Reporter: Arfyana Citra Rahayu | Editor: Herlina Kartika Dewi
KONTAN.CO.ID - JAKARTA. Kementerian Energi dan Sumber Daya Mineral (ESDM) mengakui proyek-proyek migas yang melibatkan Rusia mengalami gangguan imbas dari eskalasi perang Rusia-Ukraina yang terjadi sejak awal 2022 lalu.
“(proyek) Memang terganggu tapi Rusia masih ada di sana. Terus bagaimana kita memutuskan siapa yang lanjutkan? Kita juga harus realistis siapa tahu baikan lagi. Kadang-kadang musuhan, musuhannya seru bertemannya juga seru,” jelas Menteri ESDM, Arifin Tasrif ditemui di Gedung Kementerian ESDM, Jumat (25/6).
Salah satu proyek migas yang kena imbas perang Rusia-Ukraina ialah Blok Tuna. Dalam catatan Kontan.co.id sebelumnya, pengembangan Blok Tuna yang berada di Pulau Natuna belum bisa berjalan.

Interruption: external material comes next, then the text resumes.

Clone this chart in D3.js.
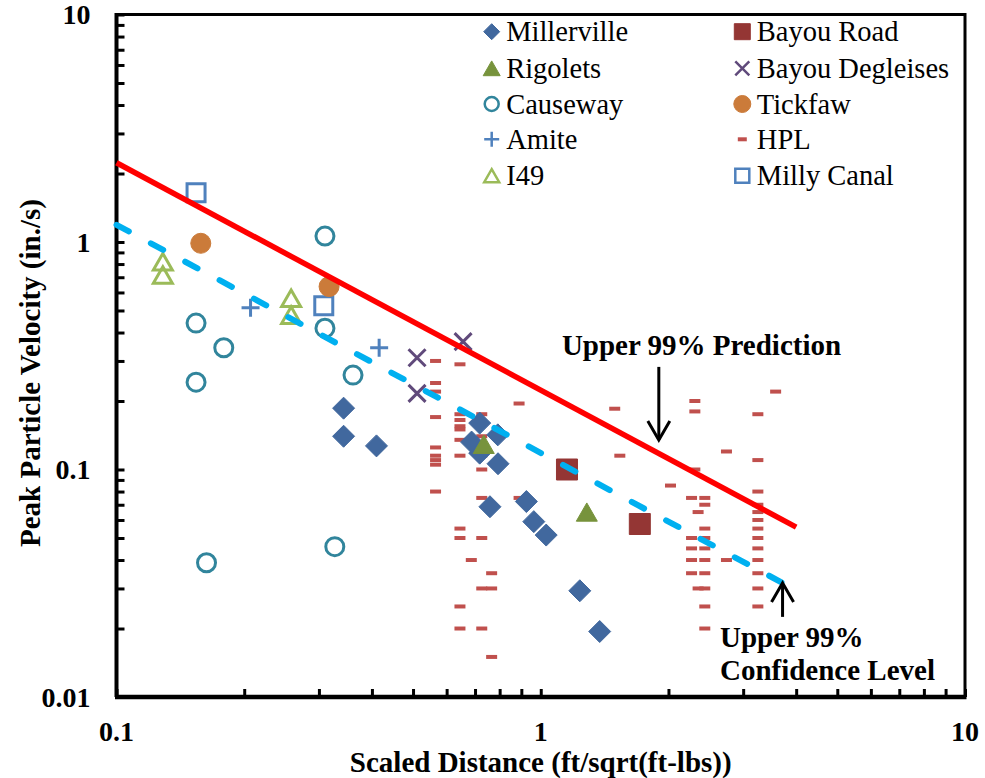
<!DOCTYPE html>
<html><head><meta charset="utf-8">
<script src="https://cdn.jsdelivr.net/npm/d3@7"></script>
<style>body{margin:0;background:#fff}text{font-family:"Liberation Serif","Times New Roman","DejaVu Serif",serif}</style>
</head><body>
<svg id="chart" width="985" height="778"></svg>
<script>
// ---------------- data ----------------
const xTickLabels = [0.1, 1, 10];
const yTickLabels = [0.01, 0.1, 1, 10];

const millervilleX = [0.343,0.343,0.410,0.718,0.792,0.687,0.718,0.793,0.759,0.925,0.963,1.03,1.236,1.377];
const millervilleY = [0.186,0.140,0.127,0.160,0.142,0.132,0.118,0.106,0.0686,0.0723,0.059,0.0515,0.0293,0.0194];
const rigoletsX = [0.734,1.284];
const rigoletsY = [0.129,0.065];
const causewayX = [0.310,0.154,0.179,0.154,0.310,0.361,0.327,0.163];
const causewayY = [1.062,0.440,0.343,0.242,0.418,0.260,0.0458,0.0389];
const amiteX = [0.207,0.416];
const amiteY = [0.514,0.343];
const i49X = [0.1286,0.1286,0.258,0.258];
const i49Y = [0.819,0.716,0.566,0.477];
const bayouRoadX = [1.153,1.712];
const bayouRoadY = [0.100,0.0576];
const bayouDegleisesX = [0.511,0.511,0.656];
const bayouDegleisesY = [0.310,0.216,0.365];
const tickfawX = [0.158,0.317];
const tickfawY = [0.987,0.637];
const millyCanalX = [0.154,0.308];
const millyCanalY = [1.647,0.524];
const hplX = [
  0.565,0.565,0.565,0.565,0.565,0.565,0.565,0.565,0.565,
  0.645,0.645,0.645,0.645,0.645,0.645,0.645,0.645,0.645,0.645,0.645,
  0.686,
  0.726,0.726,0.726,0.726,0.726,0.726,0.726,0.726,
  0.766,0.766,0.766,
  0.889,0.889,
  1.494,1.536,2.022,
  2.308,2.308,2.308,
  2.267,2.267,2.267,2.267,2.267,
  2.349,2.349,
  2.436,2.436,2.436,2.436,2.436,2.436,2.436,2.436,2.436,2.436,
  2.74,2.74,
  3.249,3.249,3.249,3.249,3.249,3.249,3.249,3.249,3.249,3.249,3.249,3.249,3.249,
  3.578];
const hplY = [
  0.30,0.24,0.22,0.17,0.125,0.115,0.11,0.105,0.08,
  0.29,0.175,0.165,0.155,0.15,0.135,0.115,0.055,0.05,0.025,0.02,
  0.04,
  0.175,0.14,0.115,0.10,0.075,0.05,0.03,0.02,
  0.035,0.03,0.015,
  0.195,0.075,
  0.185,0.115,0.085,
  0.20,0.18,0.10,
  0.075,0.05,0.045,0.04,0.035,
  0.065,0.03,
  0.075,0.07,0.055,0.05,0.045,0.04,0.035,0.03,0.025,0.02,
  0.12,0.04,
  0.175,0.11,0.08,0.07,0.065,0.06,0.055,0.05,0.045,0.04,0.035,0.03,0.025,
  0.22];

// fitted bound lines (endpoints)
const predictionX = [0.1, 4.0];
const predictionY = [2.23, 0.0558];
const confidenceX = [0.1, 3.85];
const confidenceY = [1.19, 0.0306];

// ---------------- setup ----------------
const svg = d3.select("#chart");
const L = 116.5, R = 965, T = 14.5, B = 697;
const x = d3.scaleLog().domain([0.1, 10]).range([L, R]);
const y = d3.scaleLog().domain([0.01, 10]).range([B, T]);

const series = [
  {name:"Millerville", xs:millervilleX, ys:millervilleY, shape:"diamond", color:"#41689E", filled:true, size:22, lsize:16},
  {name:"Rigolets", xs:rigoletsX, ys:rigoletsY, shape:"triangle", color:"#77933C", filled:true, size:21, lsize:17},
  {name:"Causeway", xs:causewayX, ys:causewayY, shape:"circle", color:"#31859C", filled:false, size:18, lsize:14},
  {name:"Amite", xs:amiteX, ys:amiteY, shape:"plus", color:"#4F81BD", filled:false, size:18, lsize:15},
  {name:"I49", xs:i49X, ys:i49Y, shape:"triangle", color:"#9BBB59", filled:false, size:19, lsize:15},
  {name:"Bayou Road", xs:bayouRoadX, ys:bayouRoadY, shape:"square", color:"#943634", filled:true, size:21, lsize:16},
  {name:"Bayou Degleises", xs:bayouDegleisesX, ys:bayouDegleisesY, shape:"x", color:"#604A7B", filled:false, size:17, lsize:14},
  {name:"Tickfaw", xs:tickfawX, ys:tickfawY, shape:"circle", color:"#CB7B3A", filled:true, size:20, lsize:17},
  {name:"HPL", xs:hplX, ys:hplY, shape:"dash", color:"#C0504D", filled:true, size:11, lsize:9},
  {name:"Milly Canal", xs:millyCanalX, ys:millyCanalY, shape:"square", color:"#4F81BD", filled:false, size:18, lsize:14}
];

function shapePath(shape, s){
  const h = s/2;
  switch(shape){
    case "diamond": return `M0,${-h}L${h},0L0,${h}L${-h},0Z`;
    case "square": return `M${-h},${-h}H${h}V${h}H${-h}Z`;
    case "triangle": { const th = s*0.87/2; return `M0,${-th}L${h},${th}L${-h},${th}Z`; }
    case "circle": return `M${h},0A${h},${h} 0 1,1 ${-h},0A${h},${h} 0 1,1 ${h},0Z`;
    case "x": return `M${-h},${-h}L${h},${h}M${-h},${h}L${h},${-h}`;
    case "plus": return `M${-h},0L${h},0M0,${-h}L0,${h}`;
    case "dash": return `M${-h},-2H${h}V2H${-h}Z`;
  }
}
function styleMarker(sel, d){
  if (d.shape === "x" || d.shape === "plus") {
    sel.attr("fill","none").attr("stroke",d.color).attr("stroke-width",3);
  } else if (d.filled) {
    sel.attr("fill",d.color).attr("stroke", d.shape==="dash" ? "none" : d.color).attr("stroke-width",1);
  } else {
    sel.attr("fill","none").attr("stroke",d.color).attr("stroke-width",3);
  }
}

// ---------------- axes ----------------
const minorX = [];
[0.1,1].forEach(b => { for (let k=2;k<=9;k++) minorX.push(b*k); });
const minorY = [];
[0.01,0.1,1].forEach(b => { for (let k=2;k<=9;k++) minorY.push(b*k); });

const gx = svg.append("g").attr("transform",`translate(0,${B})`)
  .call(d3.axisBottom(x).tickValues(minorX.concat(xTickLabels)).tickSize(-8).tickFormat(""));
const gy = svg.append("g").attr("transform",`translate(${L},0)`)
  .call(d3.axisLeft(y).tickValues(minorY.concat(yTickLabels)).tickSize(-8).tickFormat(""));
[gx, gy].forEach(g => {
  g.select(".domain").remove();
  g.selectAll(".tick line").attr("stroke","#000").attr("stroke-width",3);
});

// frame
svg.append("path").attr("d",`M${L},${B}V${T}H${R}V${B}`).attr("fill","none").attr("stroke","#000").attr("stroke-width",3);
svg.append("line").attr("x1",L-1.5).attr("x2",R+1.5).attr("y1",B).attr("y2",B).attr("stroke","#000").attr("stroke-width",4.5);
svg.append("line").attr("x1",L).attr("x2",L).attr("y1",T-1.5).attr("y2",B).attr("stroke","#000").attr("stroke-width",4);

const fam = '"Liberation Serif","Times New Roman","DejaVu Serif",serif';
// tick labels
svg.append("g").selectAll("text").data(xTickLabels).join("text")
  .attr("x", d => x(d)).attr("y", B+44).attr("text-anchor","middle").attr("font-family",fam)
  .attr("font-size",28).attr("font-weight","bold").text(d => d3.format("~g")(d));
svg.append("g").selectAll("text").data(yTickLabels).join("text")
  .attr("x", L-26).attr("y", d => y(d)+9.5).attr("text-anchor","end").attr("font-family",fam)
  .attr("font-size",28).attr("font-weight","bold").text(d => d3.format("~g")(d));

// axis titles
svg.append("text").attr("x",(L+R)/2).attr("y",772).attr("text-anchor","middle").attr("font-family",fam)
  .attr("font-size",29).attr("font-weight","bold").text("Scaled Distance (ft/sqrt(ft-lbs))");
svg.append("text").attr("transform","translate(40,373) rotate(-90)").attr("text-anchor","middle").attr("font-family",fam)
  .attr("font-size",29).attr("font-weight","bold").text("Peak Particle Velocity (in./s)");

// ---------------- points ----------------
const plot = svg.append("g");
const order = ["HPL","Causeway","I49","Milly Canal","Amite","Tickfaw","Bayou Degleises","Millerville","Rigolets","Bayou Road"];
order.forEach(nm => {
  const s = series.find(d => d.name===nm);
  const pts = s.xs.map((v,i) => [v, s.ys[i]]);
  plot.append("g").selectAll("path").data(pts).join("path")
    .attr("transform", p => `translate(${x(p[0])},${y(p[1])})`)
    .attr("d", shapePath(s.shape, s.size))
    .each(function(){ styleMarker(d3.select(this), s); });
});

// ---------------- bound lines ----------------
const line = d3.line().x(d => x(d[0])).y(d => y(d[1]));
svg.append("path").datum(confidenceX.map((v,i)=>[v,confidenceY[i]]))
  .attr("d", line).attr("fill","none").attr("stroke","#00B0F0").attr("stroke-width",6)
  .attr("stroke-linecap","round").attr("stroke-dasharray","14,25");
svg.append("path").datum(predictionX.map((v,i)=>[v,predictionY[i]]))
  .attr("d", line).attr("fill","none").attr("stroke","#FF0000").attr("stroke-width",5.5);

// ---------------- annotations ----------------
const annPredX = 1.898, annPredTop = 0.2825, annPredTip = 0.1348;
const annConfX = 3.715, annConfTip = 0.0317, annConfBottom = 0.0225;
function arrow(x1,y1,x2,y2){
  const g = svg.append("g").attr("stroke","#000").attr("stroke-width",3).attr("fill","none");
  g.append("line").attr("x1",x1).attr("y1",y1).attr("x2",x2).attr("y2",y2);
  const dir = y2>y1 ? -1 : 1;
  g.append("path").attr("d",`M${x2-11},${y2+dir*19}L${x2},${y2}L${x2+11},${y2+dir*19}`);
}
arrow(x(annPredX), y(annPredTop), x(annPredX), y(annPredTip));
arrow(x(annConfX), y(annConfBottom), x(annConfX), y(annConfTip));

svg.append("text").attr("x", x(2.393)).attr("y", y(0.3187)).attr("text-anchor","middle").attr("font-family",fam)
  .attr("font-size",29).attr("font-weight","bold").text("Upper 99% Prediction");
const ct = svg.append("text").attr("x", x(2.645)).attr("y", y(0.01654)).attr("font-family",fam)
  .attr("font-size",29).attr("font-weight","bold");
ct.append("tspan").attr("x", x(2.645)).text("Upper 99%");
ct.append("tspan").attr("x", x(2.645)).attr("dy",33).text("Confidence Level");

// ---------------- legend ----------------
const legCols = [[0,1,2,3,4],[5,6,7,8,9]];
const legColX = [491.7, 742.3];
const legRowY = [31.7, 68.3, 104, 139.3, 175.7];
const leg = svg.append("g");
legCols.forEach((col, ci) => {
  col.forEach((si, ri) => {
    const s = series[si];
    const cy = legRowY[ri];
    const m = leg.append("path").attr("transform",`translate(${legColX[ci]},${cy})`)
      .attr("d", shapePath(s.shape, s.lsize));
    styleMarker(m, s);
    if (s.shape==="x" || s.shape==="plus" || !s.filled) m.attr("stroke-width",2.5);
    leg.append("text").attr("x", legColX[ci]+14.5).attr("y", cy+9.5).attr("font-family",fam)
      .attr("font-size",28.5).text(s.name);
  });
});
</script>
</body></html>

Baca Juga: Menteri ESDM Buka Opsi Terminasi Kontrak IDD Jika Tak Ada Kejelasan hingga Juli
Premier Oil Tuna BV selaku anak usaha Harbour Energy Group sebagai operator terkena sanksi Uni Eropa dan Inggris karena bermitra dengan BUMN Rusia, Zarubezhneft. Sanksi ini merupakan respon invasi Rusia ke Ukraina sejak awal tahun lalu.
BUMN Rusia Zarubezhneft melalui anak usahanya ZN Asia Ltd mengempit 50% hak partisipasi proyek Lapangan Tuna, adapun 50% dimiliki oleh Harbour Energy.
Di dalam laporan tahunan 2022 Harbour Energy menyampaikan, setelah Pemerintah Indonesia menyetujui rencana pengembangan lapangan Tuna di Desember lalu, pihaknya belum bisa menyampaikan kemajuan atas pengembangan blok ini.
Pada laporannya, manajemen Harbour Energy menyatakan kemajuan lebih lanjut dipengaruhi oleh sanksi Uni Eropa dan Inggris yang membatasi kemampuan sebagai operator untuk menyediakan layanan tertentu kepada mitra Rusia dalam lisensi Tuna.
Baca Juga: Pertamina Teken Kontrak Baru dengan Sonatrach dan Repsol di Aljazair
“Kami bekerja dengan mitra kami untuk mencapai solusi yang memungkinkan kami untuk memajukan proyek pada tahun 2023,” ujarnya dalam laporan tahunan tersebut.
Menteri ESDM berharap rencana pengembangan alias plan of development (PoD) WK Tuna dapat segera berjalan.
“POD yang di Blok Tuna cari alternatif lain dari Harbour Energy. Mereka sementara menunggu proses pengalihan tentu mereka harus berizin dulu,” ujar Arifin.